Manufacturing was on an upswing in December as Canadian small businesses gained confidence and manufacturers saw production and new orders rise.
January 4, 2012
by PLANT STAFF
TORONTO: Manufacturing was on an upswing in December. Canadian small businesses were gaining confidence as companies saw production and new orders rise, like their counterparts in the US and China.
Meanwhile commodity prices took off on increased geopolitical risks and the strong manufacturing data from China and the US to bump up the loonie 0.58 of a cent Jan. 2 to 98.91 cents US.
The Canadian Federation of Independent Business (CFIB) reports its small business confidence index increased to 65 for the month, almost 1.5 above the November results.
“The Business Barometer index has historically hovered between 65 and 70 when the economy is expanding,” said Ted Mallett, vice-president and chief economist for CFIB. “The return to ‘near normal’ is seen as good news for Canada’s economic performance, which had lately been constrained by uncertainties in foreign markets.”
Production and new orders in Canada both rose strongly in December, according to the RBC Canadian Manufacturing Purchasing Managers Index (RBC PMI), a monthly survey, conducted in association with Markit and the Purchasing Management Association of Canada (PMAC).
The composite indicator posted a 54 in December, up from 53.3 in November, signalling a solid improvement in Canadian manufacturing business conditions, said RBC.
The results show customer demand is up and production was up, rising faster than November’s growth. New export orders also rose ending two months of decline.

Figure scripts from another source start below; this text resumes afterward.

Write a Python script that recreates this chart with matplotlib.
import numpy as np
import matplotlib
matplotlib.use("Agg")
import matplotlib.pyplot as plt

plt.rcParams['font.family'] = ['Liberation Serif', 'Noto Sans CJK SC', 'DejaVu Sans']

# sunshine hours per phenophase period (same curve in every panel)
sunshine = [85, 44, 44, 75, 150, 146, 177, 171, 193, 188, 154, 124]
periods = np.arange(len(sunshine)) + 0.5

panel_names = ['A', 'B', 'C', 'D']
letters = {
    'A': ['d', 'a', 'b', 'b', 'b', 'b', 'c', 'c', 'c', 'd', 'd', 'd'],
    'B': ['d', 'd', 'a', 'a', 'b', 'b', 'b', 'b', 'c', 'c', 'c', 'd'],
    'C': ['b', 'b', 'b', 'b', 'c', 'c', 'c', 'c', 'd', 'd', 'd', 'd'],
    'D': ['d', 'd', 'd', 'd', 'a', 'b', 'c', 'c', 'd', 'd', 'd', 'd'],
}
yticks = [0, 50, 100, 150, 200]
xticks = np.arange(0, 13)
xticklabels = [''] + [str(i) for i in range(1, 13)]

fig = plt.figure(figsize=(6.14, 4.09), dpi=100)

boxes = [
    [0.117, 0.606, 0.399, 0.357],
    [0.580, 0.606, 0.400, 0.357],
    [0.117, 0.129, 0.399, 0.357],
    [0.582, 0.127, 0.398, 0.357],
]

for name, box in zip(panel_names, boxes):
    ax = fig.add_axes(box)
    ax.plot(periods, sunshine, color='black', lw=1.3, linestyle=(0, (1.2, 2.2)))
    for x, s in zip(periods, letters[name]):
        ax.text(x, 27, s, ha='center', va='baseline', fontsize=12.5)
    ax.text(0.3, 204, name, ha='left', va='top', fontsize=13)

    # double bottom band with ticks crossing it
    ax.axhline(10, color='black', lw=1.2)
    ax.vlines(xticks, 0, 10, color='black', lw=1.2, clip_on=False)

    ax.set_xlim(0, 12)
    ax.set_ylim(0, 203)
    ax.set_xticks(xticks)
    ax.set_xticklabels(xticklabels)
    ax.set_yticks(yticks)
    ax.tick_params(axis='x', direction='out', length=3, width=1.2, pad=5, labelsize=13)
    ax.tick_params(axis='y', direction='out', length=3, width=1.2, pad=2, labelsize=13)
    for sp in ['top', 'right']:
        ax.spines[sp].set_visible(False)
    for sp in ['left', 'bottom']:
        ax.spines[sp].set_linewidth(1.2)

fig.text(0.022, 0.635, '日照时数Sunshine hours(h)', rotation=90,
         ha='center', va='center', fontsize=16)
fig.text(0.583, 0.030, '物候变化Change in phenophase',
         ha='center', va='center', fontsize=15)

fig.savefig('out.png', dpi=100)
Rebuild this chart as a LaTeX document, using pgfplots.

“The Canadian manufacturing sector has demonstrated its resilience as the global economy faces some strong headwinds,” said Craig Wright, senior vice-president and chief economist, RBC. “After some temporary setbacks in 2011, Canada’s economy is set to grow by 2.5% in 2012, provided that European policymakers contain the sovereign debt crisis in that region.”
The US Institute for Supply Management said its survey for last month showed the manufacturing index expanding more than expected, coming in at 53.9. That has higher than the expected reading of 53 and much higher than the 52.7 reading registered in November.
Traders were also relieved to see that China’s main manufacturing index showed expansion, coming in at 50.3 on manufacturing and jumping to 56 on services.
China has been an important prop for the fragile global economic recovery, supporting commodity prices and energy and mining stocks. But growth slowed in 2011 as the Chinese government discouraged lending to control high inflation.
Oil got extra lift from rising tensions between the West and Iran. Prices jumped well over US$3 a barrel after Iran test fired a surface-to-surface cruise missile Jan. 2, part of 10-day naval manoeuvres scheduled to end Jan. 3. Iran’s navy chief, Admiral Habibollah Sayyari, said the test showed the key oil passageway, the relatively narrow Strait of Hormuz, is “completely under our control.”
Iran has threatened to close the strait, through which one-sixth of global crude exports pass, as possible retaliation to new US economic sanctions over Iran’s nuclear program.
The February crude contract on the New York Mercantile Exchange ran ahead $4.13 to US$102.96 a barrel.
Copper prices also advanced following the Chinese data. Copper is viewed as a key economic barometer because it is widely used in infrastructure projects and consumer products and China is the biggest buyer of the metal. The March contract in New York gained nine cents to US$3.53 a pound.
A weak US dollar also helped push bullion higher with the February contract up $33.70 to US$1,600.50 an ounce.